### [Provided data]
════════

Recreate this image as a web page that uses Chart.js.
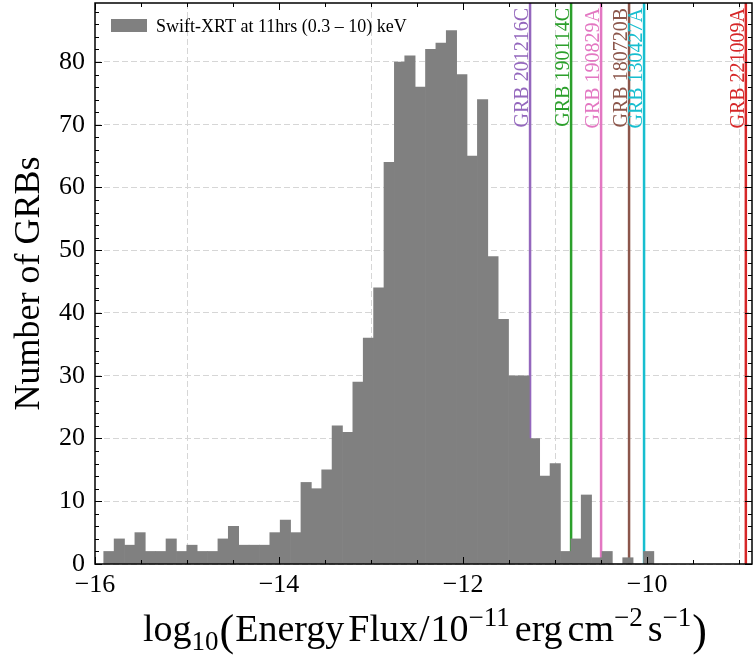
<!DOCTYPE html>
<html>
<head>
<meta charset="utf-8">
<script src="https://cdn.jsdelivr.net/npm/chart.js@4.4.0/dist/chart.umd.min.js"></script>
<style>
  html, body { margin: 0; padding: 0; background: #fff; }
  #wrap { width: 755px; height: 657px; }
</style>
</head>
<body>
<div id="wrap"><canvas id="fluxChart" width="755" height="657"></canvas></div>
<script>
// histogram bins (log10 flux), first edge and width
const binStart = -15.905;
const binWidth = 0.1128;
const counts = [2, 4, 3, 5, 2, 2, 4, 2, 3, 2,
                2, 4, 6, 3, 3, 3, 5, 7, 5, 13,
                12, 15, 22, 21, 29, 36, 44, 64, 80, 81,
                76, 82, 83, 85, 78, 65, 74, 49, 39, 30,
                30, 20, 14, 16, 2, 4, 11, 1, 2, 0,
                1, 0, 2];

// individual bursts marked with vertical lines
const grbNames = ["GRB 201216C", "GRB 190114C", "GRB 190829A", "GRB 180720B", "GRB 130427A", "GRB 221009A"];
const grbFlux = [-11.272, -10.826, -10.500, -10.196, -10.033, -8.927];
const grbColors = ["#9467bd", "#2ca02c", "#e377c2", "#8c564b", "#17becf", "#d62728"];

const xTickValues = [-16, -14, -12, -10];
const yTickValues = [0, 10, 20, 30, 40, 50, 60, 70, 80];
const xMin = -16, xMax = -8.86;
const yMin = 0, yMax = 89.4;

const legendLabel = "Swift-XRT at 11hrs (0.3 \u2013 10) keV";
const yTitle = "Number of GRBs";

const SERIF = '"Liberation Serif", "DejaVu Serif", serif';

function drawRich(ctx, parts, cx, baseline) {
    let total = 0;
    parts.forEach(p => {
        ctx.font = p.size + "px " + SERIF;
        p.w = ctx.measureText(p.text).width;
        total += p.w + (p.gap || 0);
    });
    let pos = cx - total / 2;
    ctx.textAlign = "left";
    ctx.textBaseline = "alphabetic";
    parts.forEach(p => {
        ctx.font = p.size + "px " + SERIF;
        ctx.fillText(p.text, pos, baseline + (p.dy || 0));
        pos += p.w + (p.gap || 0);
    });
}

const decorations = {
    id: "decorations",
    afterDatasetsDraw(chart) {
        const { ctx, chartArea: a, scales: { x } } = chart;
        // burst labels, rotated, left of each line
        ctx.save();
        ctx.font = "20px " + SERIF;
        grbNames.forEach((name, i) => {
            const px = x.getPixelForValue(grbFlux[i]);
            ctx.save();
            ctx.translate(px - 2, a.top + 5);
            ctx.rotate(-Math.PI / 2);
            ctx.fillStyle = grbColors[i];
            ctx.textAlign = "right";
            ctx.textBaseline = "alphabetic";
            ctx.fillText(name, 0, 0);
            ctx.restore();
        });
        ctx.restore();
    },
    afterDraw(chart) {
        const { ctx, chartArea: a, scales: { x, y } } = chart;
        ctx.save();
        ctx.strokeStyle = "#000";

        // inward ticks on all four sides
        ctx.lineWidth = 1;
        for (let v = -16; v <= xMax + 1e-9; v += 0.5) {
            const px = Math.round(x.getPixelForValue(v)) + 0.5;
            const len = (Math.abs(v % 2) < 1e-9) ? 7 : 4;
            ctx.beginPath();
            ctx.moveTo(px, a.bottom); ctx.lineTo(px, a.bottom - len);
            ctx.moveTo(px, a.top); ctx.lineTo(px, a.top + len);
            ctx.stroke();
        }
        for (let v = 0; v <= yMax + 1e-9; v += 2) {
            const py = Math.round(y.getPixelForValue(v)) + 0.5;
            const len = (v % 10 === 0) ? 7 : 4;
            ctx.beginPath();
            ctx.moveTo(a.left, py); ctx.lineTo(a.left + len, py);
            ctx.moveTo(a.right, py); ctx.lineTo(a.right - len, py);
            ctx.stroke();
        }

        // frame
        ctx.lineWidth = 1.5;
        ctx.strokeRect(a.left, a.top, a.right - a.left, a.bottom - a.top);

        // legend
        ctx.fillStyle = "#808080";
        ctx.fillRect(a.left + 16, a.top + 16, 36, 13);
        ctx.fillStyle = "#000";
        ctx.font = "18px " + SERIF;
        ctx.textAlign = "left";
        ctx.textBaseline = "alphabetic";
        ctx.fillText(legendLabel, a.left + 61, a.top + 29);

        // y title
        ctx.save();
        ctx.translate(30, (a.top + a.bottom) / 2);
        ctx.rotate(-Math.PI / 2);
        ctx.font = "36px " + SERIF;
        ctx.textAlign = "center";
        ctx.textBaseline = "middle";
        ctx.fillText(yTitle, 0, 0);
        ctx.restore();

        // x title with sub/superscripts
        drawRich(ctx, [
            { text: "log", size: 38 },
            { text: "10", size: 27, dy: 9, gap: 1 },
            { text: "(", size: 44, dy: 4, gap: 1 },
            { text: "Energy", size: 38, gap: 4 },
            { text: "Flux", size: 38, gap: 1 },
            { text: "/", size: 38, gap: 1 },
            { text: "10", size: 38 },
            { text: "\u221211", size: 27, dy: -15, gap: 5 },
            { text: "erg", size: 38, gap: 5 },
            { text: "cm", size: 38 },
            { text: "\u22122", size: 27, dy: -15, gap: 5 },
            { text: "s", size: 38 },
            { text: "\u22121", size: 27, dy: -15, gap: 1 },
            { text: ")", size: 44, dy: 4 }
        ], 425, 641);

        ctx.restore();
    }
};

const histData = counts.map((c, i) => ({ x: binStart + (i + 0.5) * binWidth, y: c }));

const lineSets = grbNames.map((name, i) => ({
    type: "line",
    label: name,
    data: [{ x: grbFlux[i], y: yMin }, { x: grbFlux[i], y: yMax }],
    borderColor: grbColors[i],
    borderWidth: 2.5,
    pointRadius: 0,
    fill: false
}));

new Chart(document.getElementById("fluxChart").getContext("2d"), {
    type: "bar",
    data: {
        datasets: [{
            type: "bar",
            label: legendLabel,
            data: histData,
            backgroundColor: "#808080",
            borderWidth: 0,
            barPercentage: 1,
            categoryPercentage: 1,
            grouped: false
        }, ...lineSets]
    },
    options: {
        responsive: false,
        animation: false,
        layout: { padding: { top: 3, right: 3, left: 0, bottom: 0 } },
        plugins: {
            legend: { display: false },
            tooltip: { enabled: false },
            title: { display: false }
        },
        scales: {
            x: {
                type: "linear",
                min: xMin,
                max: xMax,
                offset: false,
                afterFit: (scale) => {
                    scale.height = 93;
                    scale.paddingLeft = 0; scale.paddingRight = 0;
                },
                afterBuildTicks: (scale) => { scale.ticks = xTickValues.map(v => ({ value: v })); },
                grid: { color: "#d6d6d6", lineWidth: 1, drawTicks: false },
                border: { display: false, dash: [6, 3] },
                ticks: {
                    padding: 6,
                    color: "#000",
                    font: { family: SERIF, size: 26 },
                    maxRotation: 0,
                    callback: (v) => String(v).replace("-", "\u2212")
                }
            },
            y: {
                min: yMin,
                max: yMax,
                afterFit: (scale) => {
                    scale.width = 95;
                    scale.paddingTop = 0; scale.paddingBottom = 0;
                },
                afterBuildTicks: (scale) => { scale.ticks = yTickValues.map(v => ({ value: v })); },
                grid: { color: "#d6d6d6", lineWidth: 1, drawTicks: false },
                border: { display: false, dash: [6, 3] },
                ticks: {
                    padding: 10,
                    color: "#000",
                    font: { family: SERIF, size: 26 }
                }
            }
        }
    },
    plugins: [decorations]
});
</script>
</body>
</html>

════════

### [Stated exercise]
Extract all the data above exactly, excluding every picture.

### [Solution]
Recreate this image as a web page that uses Chart.js.
<!DOCTYPE html>
<html>
<head>
<meta charset="utf-8">
<script src="https://cdn.jsdelivr.net/npm/chart.js@4.4.0/dist/chart.umd.min.js"></script>
<style>
  html, body { margin: 0; padding: 0; background: #fff; }
  #wrap { width: 755px; height: 657px; }
</style>
</head>
<body>
<div id="wrap"><canvas id="fluxChart" width="755" height="657"></canvas></div>
<script>
// histogram bins (log10 flux), first edge and width
const binStart = -15.905;
const binWidth = 0.1128;
const counts = [2, 4, 3, 5, 2, 2, 4, 2, 3, 2,
                2, 4, 6, 3, 3, 3, 5, 7, 5, 13,
                12, 15, 22, 21, 29, 36, 44, 64, 80, 81,
                76, 82, 83, 85, 78, 65, 74, 49, 39, 30,
                30, 20, 14, 16, 2, 4, 11, 1, 2, 0,
                1, 0, 2];

// individual bursts marked with vertical lines
const grbNames = ["GRB 201216C", "GRB 190114C", "GRB 190829A", "GRB 180720B", "GRB 130427A", "GRB 221009A"];
const grbFlux = [-11.272, -10.826, -10.500, -10.196, -10.033, -8.927];
const grbColors = ["#9467bd", "#2ca02c", "#e377c2", "#8c564b", "#17becf", "#d62728"];

const xTickValues = [-16, -14, -12, -10];
const yTickValues = [0, 10, 20, 30, 40, 50, 60, 70, 80];
const xMin = -16, xMax = -8.86;
const yMin = 0, yMax = 89.4;

const legendLabel = "Swift-XRT at 11hrs (0.3 \u2013 10) keV";
const yTitle = "Number of GRBs";

const SERIF = '"Liberation Serif", "DejaVu Serif", serif';

function drawRich(ctx, parts, cx, baseline) {
    let total = 0;
    parts.forEach(p => {
        ctx.font = p.size + "px " + SERIF;
        p.w = ctx.measureText(p.text).width;
        total += p.w + (p.gap || 0);
    });
    let pos = cx - total / 2;
    ctx.textAlign = "left";
    ctx.textBaseline = "alphabetic";
    parts.forEach(p => {
        ctx.font = p.size + "px " + SERIF;
        ctx.fillText(p.text, pos, baseline + (p.dy || 0));
        pos += p.w + (p.gap || 0);
    });
}

const decorations = {
    id: "decorations",
    afterDatasetsDraw(chart) {
        const { ctx, chartArea: a, scales: { x } } = chart;
        // burst labels, rotated, left of each line
        ctx.save();
        ctx.font = "20px " + SERIF;
        grbNames.forEach((name, i) => {
            const px = x.getPixelForValue(grbFlux[i]);
            ctx.save();
            ctx.translate(px - 2, a.top + 5);
            ctx.rotate(-Math.PI / 2);
            ctx.fillStyle = grbColors[i];
            ctx.textAlign = "right";
            ctx.textBaseline = "alphabetic";
            ctx.fillText(name, 0, 0);
            ctx.restore();
        });
        ctx.restore();
    },
    afterDraw(chart) {
        const { ctx, chartArea: a, scales: { x, y } } = chart;
        ctx.save();
        ctx.strokeStyle = "#000";

        // inward ticks on all four sides
        ctx.lineWidth = 1;
        for (let v = -16; v <= xMax + 1e-9; v += 0.5) {
            const px = Math.round(x.getPixelForValue(v)) + 0.5;
            const len = (Math.abs(v % 2) < 1e-9) ? 7 : 4;
            ctx.beginPath();
            ctx.moveTo(px, a.bottom); ctx.lineTo(px, a.bottom - len);
            ctx.moveTo(px, a.top); ctx.lineTo(px, a.top + len);
            ctx.stroke();
        }
        for (let v = 0; v <= yMax + 1e-9; v += 2) {
            const py = Math.round(y.getPixelForValue(v)) + 0.5;
            const len = (v % 10 === 0) ? 7 : 4;
            ctx.beginPath();
            ctx.moveTo(a.left, py); ctx.lineTo(a.left + len, py);
            ctx.moveTo(a.right, py); ctx.lineTo(a.right - len, py);
            ctx.stroke();
        }

        // frame
        ctx.lineWidth = 1.5;
        ctx.strokeRect(a.left, a.top, a.right - a.left, a.bottom - a.top);

        // legend
        ctx.fillStyle = "#808080";
        ctx.fillRect(a.left + 16, a.top + 16, 36, 13);
        ctx.fillStyle = "#000";
        ctx.font = "18px " + SERIF;
        ctx.textAlign = "left";
        ctx.textBaseline = "alphabetic";
        ctx.fillText(legendLabel, a.left + 61, a.top + 29);

        // y title
        ctx.save();
        ctx.translate(30, (a.top + a.bottom) / 2);
        ctx.rotate(-Math.PI / 2);
        ctx.font = "36px " + SERIF;
        ctx.textAlign = "center";
        ctx.textBaseline = "middle";
        ctx.fillText(yTitle, 0, 0);
        ctx.restore();

        // x title with sub/superscripts
        drawRich(ctx, [
            { text: "log", size: 38 },
            { text: "10", size: 27, dy: 9, gap: 1 },
            { text: "(", size: 44, dy: 4, gap: 1 },
            { text: "Energy", size: 38, gap: 4 },
            { text: "Flux", size: 38, gap: 1 },
            { text: "/", size: 38, gap: 1 },
            { text: "10", size: 38 },
            { text: "\u221211", size: 27, dy: -15, gap: 5 },
            { text: "erg", size: 38, gap: 5 },
            { text: "cm", size: 38 },
            { text: "\u22122", size: 27, dy: -15, gap: 5 },
            { text: "s", size: 38 },
            { text: "\u22121", size: 27, dy: -15, gap: 1 },
            { text: ")", size: 44, dy: 4 }
        ], 425, 641);

        ctx.restore();
    }
};

const histData = counts.map((c, i) => ({ x: binStart + (i + 0.5) * binWidth, y: c }));

const lineSets = grbNames.map((name, i) => ({
    type: "line",
    label: name,
    data: [{ x: grbFlux[i], y: yMin }, { x: grbFlux[i], y: yMax }],
    borderColor: grbColors[i],
    borderWidth: 2.5,
    pointRadius: 0,
    fill: false
}));

new Chart(document.getElementById("fluxChart").getContext("2d"), {
    type: "bar",
    data: {
        datasets: [{
            type: "bar",
            label: legendLabel,
            data: histData,
            backgroundColor: "#808080",
            borderWidth: 0,
            barPercentage: 1,
            categoryPercentage: 1,
            grouped: false
        }, ...lineSets]
    },
    options: {
        responsive: false,
        animation: false,
        layout: { padding: { top: 3, right: 3, left: 0, bottom: 0 } },
        plugins: {
            legend: { display: false },
            tooltip: { enabled: false },
            title: { display: false }
        },
        scales: {
            x: {
                type: "linear",
                min: xMin,
                max: xMax,
                offset: false,
                afterFit: (scale) => {
                    scale.height = 93;
                    scale.paddingLeft = 0; scale.paddingRight = 0;
                },
                afterBuildTicks: (scale) => { scale.ticks = xTickValues.map(v => ({ value: v })); },
                grid: { color: "#d6d6d6", lineWidth: 1, drawTicks: false },
                border: { display: false, dash: [6, 3] },
                ticks: {
                    padding: 6,
                    color: "#000",
                    font: { family: SERIF, size: 26 },
                    maxRotation: 0,
                    callback: (v) => String(v).replace("-", "\u2212")
                }
            },
            y: {
                min: yMin,
                max: yMax,
                afterFit: (scale) => {
                    scale.width = 95;
                    scale.paddingTop = 0; scale.paddingBottom = 0;
                },
                afterBuildTicks: (scale) => { scale.ticks = yTickValues.map(v => ({ value: v })); },
                grid: { color: "#d6d6d6", lineWidth: 1, drawTicks: false },
                border: { display: false, dash: [6, 3] },
                ticks: {
                    padding: 10,
                    color: "#000",
                    font: { family: SERIF, size: 26 }
                }
            }
        }
    },
    plugins: [decorations]
});
</script>
</body>
</html>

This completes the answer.